● **EXERCISE AIM**: Retype every line from the start of the entries below down to the line with "const yTickLen = (xDomain[1]", both ends included; skip the pictures.

Collected data entries:
= = = = = = =
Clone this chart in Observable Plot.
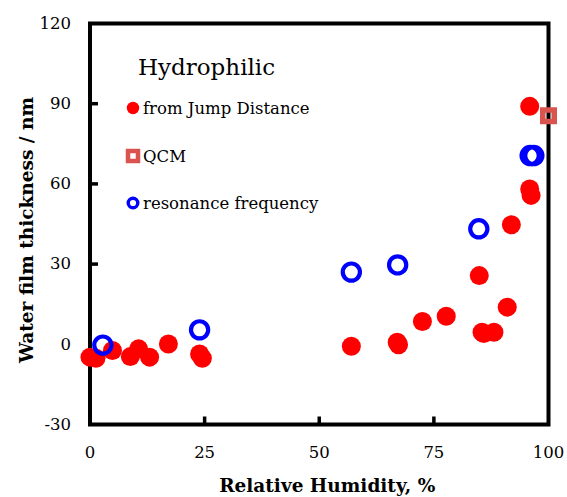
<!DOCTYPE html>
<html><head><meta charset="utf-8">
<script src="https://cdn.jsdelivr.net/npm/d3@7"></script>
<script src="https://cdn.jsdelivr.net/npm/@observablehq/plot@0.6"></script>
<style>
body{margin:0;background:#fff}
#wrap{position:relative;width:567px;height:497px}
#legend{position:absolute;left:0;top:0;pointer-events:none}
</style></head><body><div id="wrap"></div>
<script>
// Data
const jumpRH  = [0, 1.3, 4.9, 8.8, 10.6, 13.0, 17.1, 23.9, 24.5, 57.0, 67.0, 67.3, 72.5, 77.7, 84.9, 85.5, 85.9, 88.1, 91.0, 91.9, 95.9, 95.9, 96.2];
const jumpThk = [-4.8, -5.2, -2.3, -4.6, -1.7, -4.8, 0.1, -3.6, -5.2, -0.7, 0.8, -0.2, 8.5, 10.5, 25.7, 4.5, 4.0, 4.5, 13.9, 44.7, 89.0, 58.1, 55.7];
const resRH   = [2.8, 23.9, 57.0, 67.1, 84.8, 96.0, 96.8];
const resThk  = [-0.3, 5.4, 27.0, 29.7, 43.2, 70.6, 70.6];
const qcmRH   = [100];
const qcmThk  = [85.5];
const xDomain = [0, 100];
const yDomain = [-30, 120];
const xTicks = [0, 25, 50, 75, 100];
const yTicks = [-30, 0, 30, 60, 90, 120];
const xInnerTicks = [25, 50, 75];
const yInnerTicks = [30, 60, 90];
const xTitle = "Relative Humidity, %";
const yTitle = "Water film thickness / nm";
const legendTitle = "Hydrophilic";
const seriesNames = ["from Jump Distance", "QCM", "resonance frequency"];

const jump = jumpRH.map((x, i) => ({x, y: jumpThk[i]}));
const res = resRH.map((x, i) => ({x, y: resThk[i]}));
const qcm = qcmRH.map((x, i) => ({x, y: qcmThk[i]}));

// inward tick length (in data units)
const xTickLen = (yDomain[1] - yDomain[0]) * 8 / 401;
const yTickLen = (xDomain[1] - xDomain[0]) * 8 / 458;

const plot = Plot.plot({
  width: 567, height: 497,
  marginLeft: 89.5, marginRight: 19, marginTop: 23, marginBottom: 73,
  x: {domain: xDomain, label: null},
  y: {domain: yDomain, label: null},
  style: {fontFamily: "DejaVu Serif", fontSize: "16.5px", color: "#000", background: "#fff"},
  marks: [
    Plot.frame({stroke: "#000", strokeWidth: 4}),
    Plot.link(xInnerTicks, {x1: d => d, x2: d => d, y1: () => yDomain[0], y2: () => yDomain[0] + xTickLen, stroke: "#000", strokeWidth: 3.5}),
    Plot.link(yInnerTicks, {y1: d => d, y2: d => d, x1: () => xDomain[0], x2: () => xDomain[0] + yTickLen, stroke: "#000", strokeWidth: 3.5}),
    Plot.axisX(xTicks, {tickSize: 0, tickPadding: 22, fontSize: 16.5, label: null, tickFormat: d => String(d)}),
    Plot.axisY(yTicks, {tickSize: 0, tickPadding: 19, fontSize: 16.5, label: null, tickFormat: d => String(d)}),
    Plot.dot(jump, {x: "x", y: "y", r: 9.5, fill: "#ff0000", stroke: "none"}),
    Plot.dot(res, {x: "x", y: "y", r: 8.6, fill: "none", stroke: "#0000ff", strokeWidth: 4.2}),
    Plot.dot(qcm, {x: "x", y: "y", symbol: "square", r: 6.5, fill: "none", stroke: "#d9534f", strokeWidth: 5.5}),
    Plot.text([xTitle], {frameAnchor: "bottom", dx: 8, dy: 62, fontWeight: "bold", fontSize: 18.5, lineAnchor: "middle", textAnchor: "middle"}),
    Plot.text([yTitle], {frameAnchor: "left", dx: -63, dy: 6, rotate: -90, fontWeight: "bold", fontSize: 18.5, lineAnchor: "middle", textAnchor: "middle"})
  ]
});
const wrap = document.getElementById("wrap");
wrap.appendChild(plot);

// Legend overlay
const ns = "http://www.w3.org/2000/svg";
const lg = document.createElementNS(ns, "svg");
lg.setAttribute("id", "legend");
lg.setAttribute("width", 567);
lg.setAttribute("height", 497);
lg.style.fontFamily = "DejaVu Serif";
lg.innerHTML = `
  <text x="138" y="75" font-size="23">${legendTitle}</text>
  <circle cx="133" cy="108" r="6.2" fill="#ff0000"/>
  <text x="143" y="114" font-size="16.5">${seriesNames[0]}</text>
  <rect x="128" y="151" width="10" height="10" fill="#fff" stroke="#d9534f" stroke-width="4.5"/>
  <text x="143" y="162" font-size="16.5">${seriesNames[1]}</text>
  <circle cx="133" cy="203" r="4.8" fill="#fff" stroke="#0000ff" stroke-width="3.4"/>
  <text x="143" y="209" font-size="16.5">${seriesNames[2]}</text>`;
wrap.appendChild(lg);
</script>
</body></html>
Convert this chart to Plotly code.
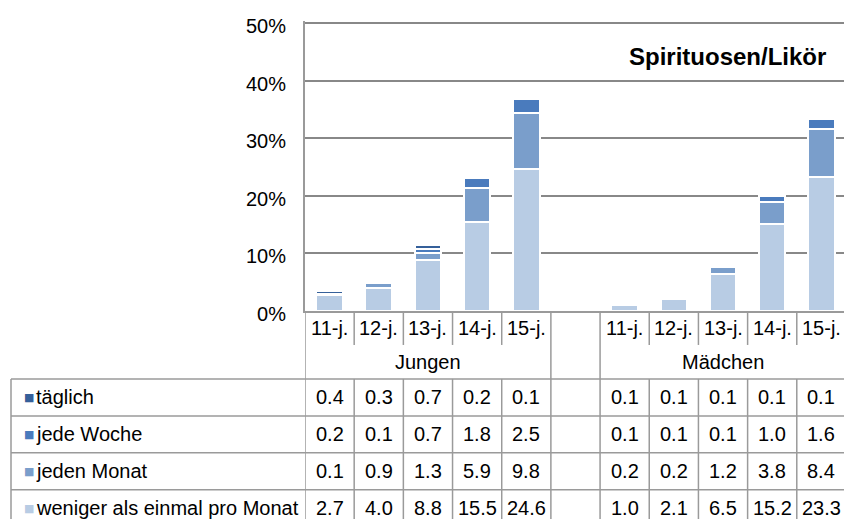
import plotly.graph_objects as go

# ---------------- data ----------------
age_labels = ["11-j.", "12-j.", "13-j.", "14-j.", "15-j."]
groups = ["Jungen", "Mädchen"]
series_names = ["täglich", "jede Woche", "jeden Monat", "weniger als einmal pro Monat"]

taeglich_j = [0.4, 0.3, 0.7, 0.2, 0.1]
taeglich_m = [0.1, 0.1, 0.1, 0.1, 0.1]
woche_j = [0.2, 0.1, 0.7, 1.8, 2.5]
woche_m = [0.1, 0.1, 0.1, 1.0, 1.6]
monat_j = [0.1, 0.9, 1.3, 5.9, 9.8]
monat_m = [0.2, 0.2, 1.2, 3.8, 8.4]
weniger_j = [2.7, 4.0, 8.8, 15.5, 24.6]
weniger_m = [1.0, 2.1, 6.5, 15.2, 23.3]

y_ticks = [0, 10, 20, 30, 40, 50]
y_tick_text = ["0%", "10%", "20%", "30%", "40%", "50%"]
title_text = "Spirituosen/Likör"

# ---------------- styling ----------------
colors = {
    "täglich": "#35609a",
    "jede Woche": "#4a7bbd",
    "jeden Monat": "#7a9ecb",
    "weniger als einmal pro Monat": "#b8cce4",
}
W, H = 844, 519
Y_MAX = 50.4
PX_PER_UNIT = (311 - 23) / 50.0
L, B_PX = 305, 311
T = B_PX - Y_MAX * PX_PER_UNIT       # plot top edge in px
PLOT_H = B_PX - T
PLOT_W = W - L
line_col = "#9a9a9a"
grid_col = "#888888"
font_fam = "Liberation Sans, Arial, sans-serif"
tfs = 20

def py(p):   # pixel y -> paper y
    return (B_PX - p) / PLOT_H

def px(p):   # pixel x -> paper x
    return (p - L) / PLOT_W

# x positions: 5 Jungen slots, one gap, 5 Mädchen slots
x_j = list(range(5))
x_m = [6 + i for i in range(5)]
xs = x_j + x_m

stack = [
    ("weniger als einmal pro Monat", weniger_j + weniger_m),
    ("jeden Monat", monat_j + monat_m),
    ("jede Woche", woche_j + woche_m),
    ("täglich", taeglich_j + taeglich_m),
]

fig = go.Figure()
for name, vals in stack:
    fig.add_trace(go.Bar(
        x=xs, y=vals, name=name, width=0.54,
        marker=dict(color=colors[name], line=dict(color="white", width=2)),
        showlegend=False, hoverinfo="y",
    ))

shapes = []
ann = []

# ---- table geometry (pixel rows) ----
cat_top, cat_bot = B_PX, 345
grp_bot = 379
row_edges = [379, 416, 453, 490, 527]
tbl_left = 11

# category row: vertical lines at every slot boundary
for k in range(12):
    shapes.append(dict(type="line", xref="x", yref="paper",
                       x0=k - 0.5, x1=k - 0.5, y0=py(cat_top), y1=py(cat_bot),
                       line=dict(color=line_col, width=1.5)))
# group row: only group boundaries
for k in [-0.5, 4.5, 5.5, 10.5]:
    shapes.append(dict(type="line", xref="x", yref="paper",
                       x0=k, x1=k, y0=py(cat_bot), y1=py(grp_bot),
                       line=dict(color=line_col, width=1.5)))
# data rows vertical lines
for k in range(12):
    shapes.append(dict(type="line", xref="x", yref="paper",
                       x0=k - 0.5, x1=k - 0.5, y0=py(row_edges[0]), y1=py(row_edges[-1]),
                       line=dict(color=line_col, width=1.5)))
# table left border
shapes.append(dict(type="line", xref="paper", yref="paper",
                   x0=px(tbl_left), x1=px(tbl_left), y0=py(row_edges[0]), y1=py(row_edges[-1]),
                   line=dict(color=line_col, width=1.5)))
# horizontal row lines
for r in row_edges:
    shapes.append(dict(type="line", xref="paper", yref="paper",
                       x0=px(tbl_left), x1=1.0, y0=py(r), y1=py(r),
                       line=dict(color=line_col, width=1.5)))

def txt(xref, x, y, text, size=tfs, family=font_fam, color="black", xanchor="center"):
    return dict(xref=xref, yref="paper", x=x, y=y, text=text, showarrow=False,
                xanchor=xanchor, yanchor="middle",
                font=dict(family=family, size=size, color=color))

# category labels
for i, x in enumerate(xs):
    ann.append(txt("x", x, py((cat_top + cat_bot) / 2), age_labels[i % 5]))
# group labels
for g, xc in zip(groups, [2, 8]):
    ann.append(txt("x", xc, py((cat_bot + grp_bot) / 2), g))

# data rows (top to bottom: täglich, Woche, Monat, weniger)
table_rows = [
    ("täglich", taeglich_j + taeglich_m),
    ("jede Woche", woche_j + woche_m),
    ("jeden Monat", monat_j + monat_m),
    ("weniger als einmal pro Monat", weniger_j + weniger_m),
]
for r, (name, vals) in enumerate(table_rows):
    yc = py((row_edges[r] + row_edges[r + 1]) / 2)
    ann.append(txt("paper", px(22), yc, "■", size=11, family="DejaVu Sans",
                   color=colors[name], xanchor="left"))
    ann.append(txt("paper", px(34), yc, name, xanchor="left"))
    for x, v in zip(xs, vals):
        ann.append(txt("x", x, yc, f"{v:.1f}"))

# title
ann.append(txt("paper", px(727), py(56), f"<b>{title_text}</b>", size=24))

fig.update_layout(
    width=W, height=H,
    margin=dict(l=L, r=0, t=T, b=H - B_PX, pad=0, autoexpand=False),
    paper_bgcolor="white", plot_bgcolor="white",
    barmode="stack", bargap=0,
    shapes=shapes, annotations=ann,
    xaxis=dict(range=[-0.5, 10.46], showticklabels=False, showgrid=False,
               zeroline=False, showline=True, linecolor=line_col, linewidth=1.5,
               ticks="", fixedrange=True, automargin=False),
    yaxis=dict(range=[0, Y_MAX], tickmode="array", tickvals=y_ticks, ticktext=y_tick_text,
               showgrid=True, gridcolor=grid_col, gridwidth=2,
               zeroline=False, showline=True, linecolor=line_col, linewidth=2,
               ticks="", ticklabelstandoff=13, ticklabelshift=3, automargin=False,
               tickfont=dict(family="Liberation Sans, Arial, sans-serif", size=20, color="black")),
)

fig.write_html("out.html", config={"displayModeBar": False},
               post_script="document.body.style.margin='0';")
= = = = = = =
● **WORKED SOLUTION**:
Clone this chart in Observable Plot.
<!DOCTYPE html>
<html><head><meta charset="utf-8">
<script src="https://cdn.jsdelivr.net/npm/d3@7"></script>
<script src="https://cdn.jsdelivr.net/npm/@observablehq/plot@0.6"></script>
<style>
body{margin:0;background:#fff}
#wrap{position:relative;width:567px;height:497px}
#legend{position:absolute;left:0;top:0;pointer-events:none}
</style></head><body><div id="wrap"></div>
<script>
// Data
const jumpRH  = [0, 1.3, 4.9, 8.8, 10.6, 13.0, 17.1, 23.9, 24.5, 57.0, 67.0, 67.3, 72.5, 77.7, 84.9, 85.5, 85.9, 88.1, 91.0, 91.9, 95.9, 95.9, 96.2];
const jumpThk = [-4.8, -5.2, -2.3, -4.6, -1.7, -4.8, 0.1, -3.6, -5.2, -0.7, 0.8, -0.2, 8.5, 10.5, 25.7, 4.5, 4.0, 4.5, 13.9, 44.7, 89.0, 58.1, 55.7];
const resRH   = [2.8, 23.9, 57.0, 67.1, 84.8, 96.0, 96.8];
const resThk  = [-0.3, 5.4, 27.0, 29.7, 43.2, 70.6, 70.6];
const qcmRH   = [100];
const qcmThk  = [85.5];
const xDomain = [0, 100];
const yDomain = [-30, 120];
const xTicks = [0, 25, 50, 75, 100];
const yTicks = [-30, 0, 30, 60, 90, 120];
const xInnerTicks = [25, 50, 75];
const yInnerTicks = [30, 60, 90];
const xTitle = "Relative Humidity, %";
const yTitle = "Water film thickness / nm";
const legendTitle = "Hydrophilic";
const seriesNames = ["from Jump Distance", "QCM", "resonance frequency"];

const jump = jumpRH.map((x, i) => ({x, y: jumpThk[i]}));
const res = resRH.map((x, i) => ({x, y: resThk[i]}));
const qcm = qcmRH.map((x, i) => ({x, y: qcmThk[i]}));

// inward tick length (in data units)
const xTickLen = (yDomain[1] - yDomain[0]) * 8 / 401;
const yTickLen = (xDomain[1] - xDomain[0]) * 8 / 458;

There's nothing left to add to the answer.